Robert Newton Hurley (1894, London, England - 1980, Victoria, British Columbia, Canada), who signed his work R.N. Hurley, was an English-born painter who, after immigrating to Canada in 1923, became known for his watercolor paintings of the Saskatchewan landscape and sky.

== Career ==
Hurley had little formal training as a painter. As a teenager, he worked multiple jobs in England, including as a form-laborer and an apprentice printer-compositor. He later served during World War I in the Suffolk Regiment and afterwards became interested in painting. He took lessons in watercolour painting in London and studied the English watercolour painters such as John Sell Cotman before emigrating to Canada in his twenties. In Canada, he worked on the Canadian Pacific Railway and as an itinerant laborer before settling down in Saskatoon, Saskatchewan.

During the Great Depression, Hurley began to use his extra time to paint, focusing on the prairie landscapes, skies, and grain elevators near Saskatoon. Hurley came to the attention of Ernest Lindner when he took several night classes from Lindner at the Saskatoon Technical Collegiate Institute.

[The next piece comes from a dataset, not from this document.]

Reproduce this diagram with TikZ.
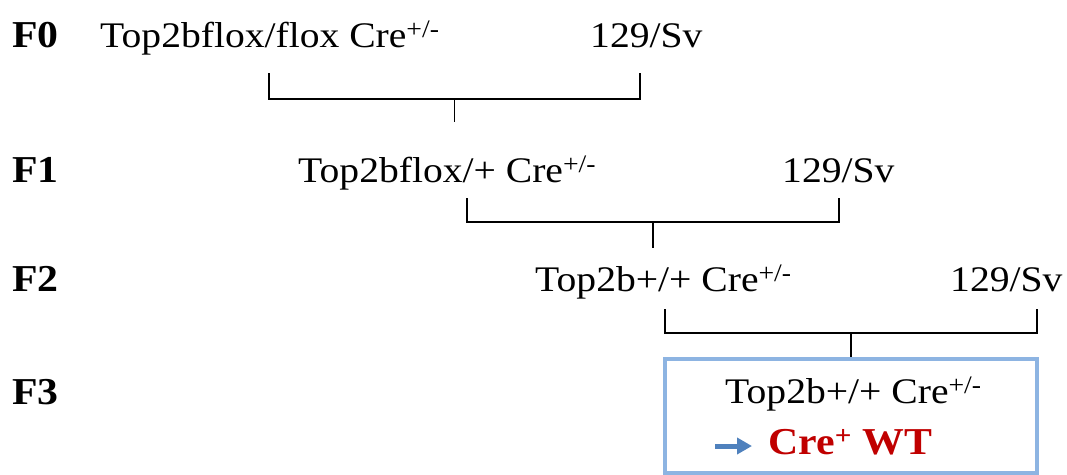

From 1942-1958, Hurley worked for the University of Saskatchewan and continued painting.

In 1958, Hurley was given an artist's grant from the Government of Saskatchewan that allowed him to paint full time. In his later life, he and his wife moved to Victoria, British Columbia, where he died in 1980.

Hurley has often been called Saskatchewan's "Sky Painter" for his "effective use of watercolour to illuminate the prairie sky." Artists and curators say he was important for the colour-field painters that followed him.